The reasons for this blog: 1. To provide basic author information for students, teachers, librarians, etc. (Please see sidebar) 2. I think out loud a lot as I work through writing projects, and I'm trying to dump most of those thoughts here rather than on my friends.

Sunday, February 28, 2010

Note to self: reread Elie Wiesel's Night

I need to get a copy of my own, too, at some point. But I guess the library will have to do for now.

I do not have time to work on this dystopia* ms. It's stupid to work on it. It's bad, bad, bad to work on it. But by g*d, I'm going to do it anyway. Just for a little while. Just an hour or two this morning. Even with two w-f-h deadlines tomorrow--in a few hours, I'll be good and close that file and open the ones I'm supposed to be working on, and behave myself. And meet the deadlines, even if it kills me. Which it might.

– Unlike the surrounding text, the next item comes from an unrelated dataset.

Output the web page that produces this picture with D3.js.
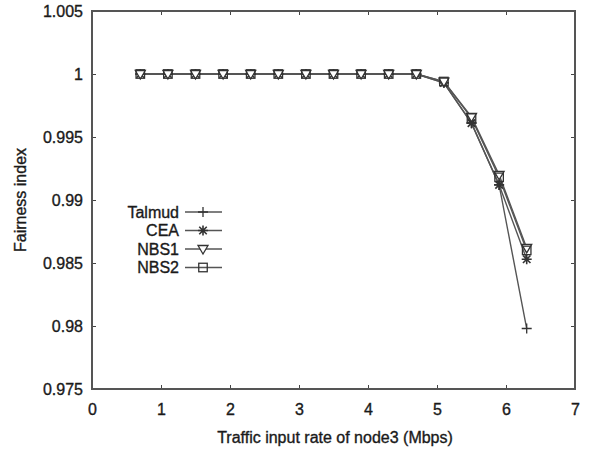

I also think next semester I might schedule my Vermont packets at two a week. I think most other people put them all together, five in one week. But I don't think that's going to be the optimum way of working for me. I don't even think the way I have it now--five packets spread over nearly two weeks--is going to be optimum. Maybe I have ADD, I don't know. I just don't seem to do my best writing-related thinking when it's just one thing straight through. It's like the back of my mind thinks better when the pressure's off and the front of my mind is doing something else--so long as that other thing isn't teaching (like math/English/reading), or yet another family crisis.**

Perhaps that's why--oddly enough--packets are not only not interfering with my own process (so far), but seem to be stimulating it. Of course, it's only been a month or so, so we'll see what happens with that. But I'm thinking it could be because the packets are just writing, and thinking about other people's writing has never really interfered with my process. However, we shall see.



*That's what I need to reread Night for. I want to play around with the idea of mercy, pity, compassion and empathy in a world where not only is there no upside to those things, they're also a flat out liability.

**I also wonder about the feeling-overwhelmed thing people keep telling me about. It was supposed to happen at the residency, but didn't all that much. Maybe they meant physically overwhelmed with exhaustion rather than mentally and emotionally.*** Or maybe it's still coming. Or maybe one good thing has come out of having a life where multiple urgent situations explode all over me out of nowhere: I'm immune to low-level overwhelm-ed-ness. Maybe now it's like a gnat I just brush away. But then again, this is still early days. Maybe it'll get worse when I find out I was supposed to be doing certain paperwork that is now late.

I have a terrible foreboding that I'm not doing some kind of vital paperwork required by the office, and at the end of the semester I'll be in trouble and people will either be hounding me or tsk-tsking and making me feel like sh*t.

However, notice that this foreboding is not quite terrible enough to make me contact any powers-that-be and find out if I am supposed to be keeping up with vital paperwork.




***I did hit the wall everybody told me about, the one halfway through. Except that everybody said "On X day about halfway through the residency you'll hit the wall, you'll be crying, but don't worry because everyone cries on that day, and the next day you'll feel better." And--this says something about me, I don't know what--I didn't cry at all, I just suddenly hated everybody and everything and wished an earthquake would swallow every person at the residency and replace them with other people who didn't yammer on and on about writing all the time. But that only lasted half a day or so, and then I was better. And I don't think I ever stopped yammering about writing while I was there.